Raw data:
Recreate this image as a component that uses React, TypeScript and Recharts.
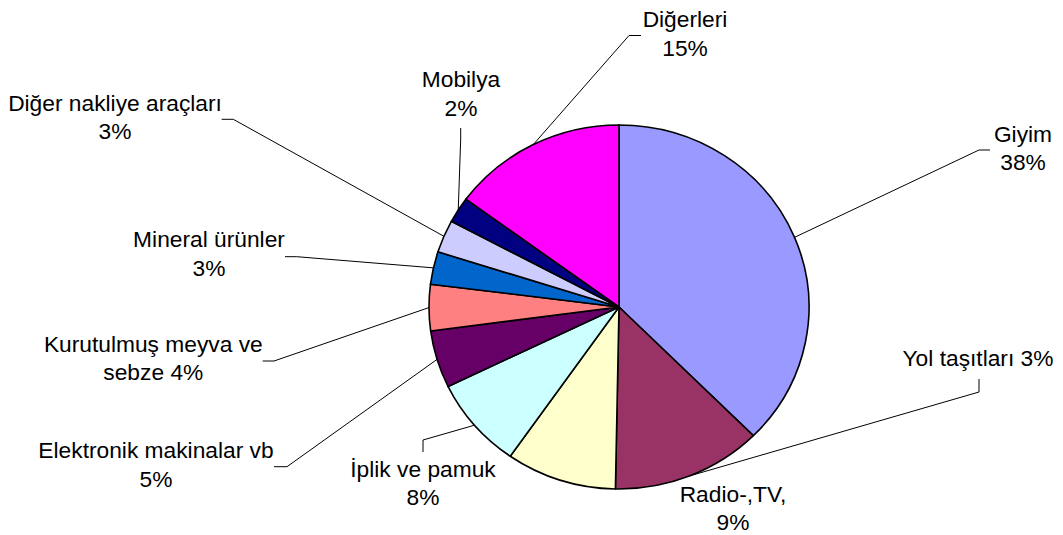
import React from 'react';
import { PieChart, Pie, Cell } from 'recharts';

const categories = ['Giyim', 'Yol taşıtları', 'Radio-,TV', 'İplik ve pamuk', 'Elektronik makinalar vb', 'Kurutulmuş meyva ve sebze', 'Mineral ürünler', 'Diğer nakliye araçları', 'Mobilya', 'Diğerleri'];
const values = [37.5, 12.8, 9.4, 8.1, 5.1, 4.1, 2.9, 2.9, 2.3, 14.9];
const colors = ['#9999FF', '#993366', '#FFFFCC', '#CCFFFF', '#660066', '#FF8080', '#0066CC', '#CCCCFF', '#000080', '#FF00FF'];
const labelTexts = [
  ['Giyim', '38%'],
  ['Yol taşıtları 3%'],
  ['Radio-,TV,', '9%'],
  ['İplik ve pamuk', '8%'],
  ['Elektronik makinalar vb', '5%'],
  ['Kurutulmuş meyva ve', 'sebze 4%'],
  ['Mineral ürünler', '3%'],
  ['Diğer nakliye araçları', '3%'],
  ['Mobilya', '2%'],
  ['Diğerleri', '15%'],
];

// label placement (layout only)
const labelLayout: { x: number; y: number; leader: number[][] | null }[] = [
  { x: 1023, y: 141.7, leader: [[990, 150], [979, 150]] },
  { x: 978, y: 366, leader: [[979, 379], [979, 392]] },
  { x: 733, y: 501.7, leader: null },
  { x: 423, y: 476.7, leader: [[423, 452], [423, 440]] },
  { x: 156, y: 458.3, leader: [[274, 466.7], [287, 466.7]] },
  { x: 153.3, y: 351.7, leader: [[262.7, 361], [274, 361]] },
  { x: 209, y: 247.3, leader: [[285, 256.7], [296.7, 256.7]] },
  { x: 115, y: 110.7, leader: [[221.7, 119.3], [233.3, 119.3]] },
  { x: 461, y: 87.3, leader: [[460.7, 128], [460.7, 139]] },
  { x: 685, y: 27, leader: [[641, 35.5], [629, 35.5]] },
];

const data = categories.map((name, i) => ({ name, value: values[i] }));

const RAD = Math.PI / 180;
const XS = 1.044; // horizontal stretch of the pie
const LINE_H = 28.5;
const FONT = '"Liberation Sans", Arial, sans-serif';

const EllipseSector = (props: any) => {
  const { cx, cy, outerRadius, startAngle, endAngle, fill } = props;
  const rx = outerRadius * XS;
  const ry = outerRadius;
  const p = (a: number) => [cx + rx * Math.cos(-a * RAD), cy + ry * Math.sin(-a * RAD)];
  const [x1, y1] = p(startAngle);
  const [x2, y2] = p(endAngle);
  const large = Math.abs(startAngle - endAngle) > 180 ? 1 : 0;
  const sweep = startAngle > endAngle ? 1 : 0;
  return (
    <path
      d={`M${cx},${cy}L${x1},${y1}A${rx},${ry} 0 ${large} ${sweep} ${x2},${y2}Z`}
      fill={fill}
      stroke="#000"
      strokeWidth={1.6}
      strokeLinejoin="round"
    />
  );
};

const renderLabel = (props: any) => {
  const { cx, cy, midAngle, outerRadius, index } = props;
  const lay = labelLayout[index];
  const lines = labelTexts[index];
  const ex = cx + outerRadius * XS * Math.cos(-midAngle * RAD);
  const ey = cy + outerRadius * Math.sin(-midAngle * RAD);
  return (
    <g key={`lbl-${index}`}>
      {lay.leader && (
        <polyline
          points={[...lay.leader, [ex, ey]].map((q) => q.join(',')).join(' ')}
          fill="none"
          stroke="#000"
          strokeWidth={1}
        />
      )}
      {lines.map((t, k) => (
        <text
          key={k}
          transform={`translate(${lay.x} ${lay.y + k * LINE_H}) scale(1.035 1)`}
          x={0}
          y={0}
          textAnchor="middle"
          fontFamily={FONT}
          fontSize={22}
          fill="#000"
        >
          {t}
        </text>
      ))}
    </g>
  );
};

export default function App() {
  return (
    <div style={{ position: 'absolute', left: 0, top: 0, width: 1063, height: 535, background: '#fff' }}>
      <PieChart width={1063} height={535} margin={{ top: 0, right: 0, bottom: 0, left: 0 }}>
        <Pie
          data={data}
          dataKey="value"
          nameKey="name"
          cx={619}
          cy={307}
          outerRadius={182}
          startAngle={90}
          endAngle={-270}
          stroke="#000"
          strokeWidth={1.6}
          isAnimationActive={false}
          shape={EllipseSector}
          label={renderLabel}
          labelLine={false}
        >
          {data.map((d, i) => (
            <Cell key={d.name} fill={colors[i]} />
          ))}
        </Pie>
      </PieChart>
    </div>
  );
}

Instructions to follow:
Work through the data and report how many of its lines hold the word "React", giving only the figure.

Task output:
2